Moreover, there were also sings of those long-awaited summer days on the runway. Belafigura, introduced as "thoughtful swimwear" showed something relevant amid all these designers that had no sense of direction. A trio of girls comes out; two of them wearing one-pieced suit with ruffles cascading down the edges in purple and black, the other wearing a similar version in white, there were also hooded jersey tops worn with cheetah print skirts. It seemed like the brand wanted to explore a thing with ruffles, evident by this side-ruched one-pieced with ruffles protruding on the front. This whole swimsuit minicollection felt so out of place when the pavement outside was flooded with piles of snow, but it was refreshing enough to get a glimpse of summer even if it was for 3 minutes.

Ibhana Creations seemed to be evoking women who prefer reservation rather than sophistication. Right from the start, the clothes looked heavy and outdated. The collection was composed primarily of long sleeved print dresses done in silk with leaves motifs. The shades of earth-tone present on every dress did not add any sensibility nor positivism to the clothes, these type of garbs are definitely targeted to a women who is not under 25.

Nido, in the other hand, had a hipper younger audience in mind. I have never heard this brand, but it sounded like some underground rock band, and that seemed to be the underlying theme behind this brand. There were cropped pleather jackets, super tigh shimering pants with side zippers at the hem, embroidery tops and graphics tees with baroque prints, some had an 80's Miami vibe and others showcased Andy Warhol's pop art. The standout piece from this collection was perhaps this black tank dress with a feathered-skirt (see two pictures above), it exuded such sexiness and commerciality that all the girls watching the show letted out a scream suggesting a moment of intense crave.

The climax of the night was when Craze Camelon Studio made it's presence felt on the runway. The first girl out setted the tone for the rest of the collection. She comes out seductively swaying, nonchalantly dragging her feet, wearing this linen shredded sack dresses underneath this flesh-colored bodysuit, her haired looked rather messy with a leaf perched at the top. As the show went on, the look became more primitive; one model came out in a cheetah print belted halter top dress with the lower back out, revealing much of her derriere; other in a loosen knitted fish net tops; and one of the last girls looked like as if she gathered up a swath of fabric and wrapped it against her body, exuding an image of cannibalism. The reference back to prehistory seemed like a compelling story, thus giving a great show with a strong sense of direction.

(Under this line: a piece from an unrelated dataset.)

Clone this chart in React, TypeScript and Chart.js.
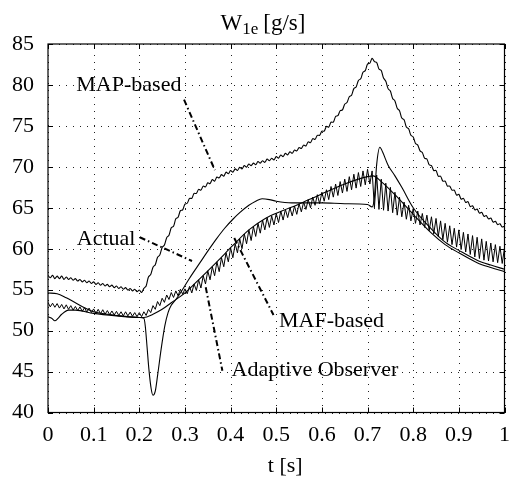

It was great to watch a designer putting on a collection with such confidence on her stance, though most of her clothes were not wearable, they told a story and engraved a lasting memory in many of the attendees. 

Around the end of the night I spotted these models backstage ready to step on the runway wearing Nido motorcycle jackets. Soon a naughty image past through my head, but I managed to keep a serious face, though my body temperature started slowly raising up while these guys walked across the runway. The next day for some odd reason, the dude on red asked me why I posted a picture of him on facebook, unbeknown to me he was the guy I saw on the runway, I never realized that was him, we started talking, but that was it, what happens next would be posted in another future post (if ever). And btw if you know the other two, leave me a message or shoot me an e-mail, business purposes only! Find more pictures of the show here.


Anonymous said...

I am impressed. Based on the photos it seem the students delivered. I am all for students to put into practice what they have learnt. it reminds me of my university ....Great stuff.


"How are you prancing around in some indigenous costume and not know what you're representing?"


This was a great post Jimmy. While reading it I felt like I was actually there wit you.

BTW, Once you find the contact info for the guy in the yellow & white motorcycle jacket email it to me....For business purposes (wink) :) :) ..lol

Jimmy De La Cruz said...

LOL Toy you're crazy, when I say for business purposes only, I meant that, but if I ever find out their info I email them to you.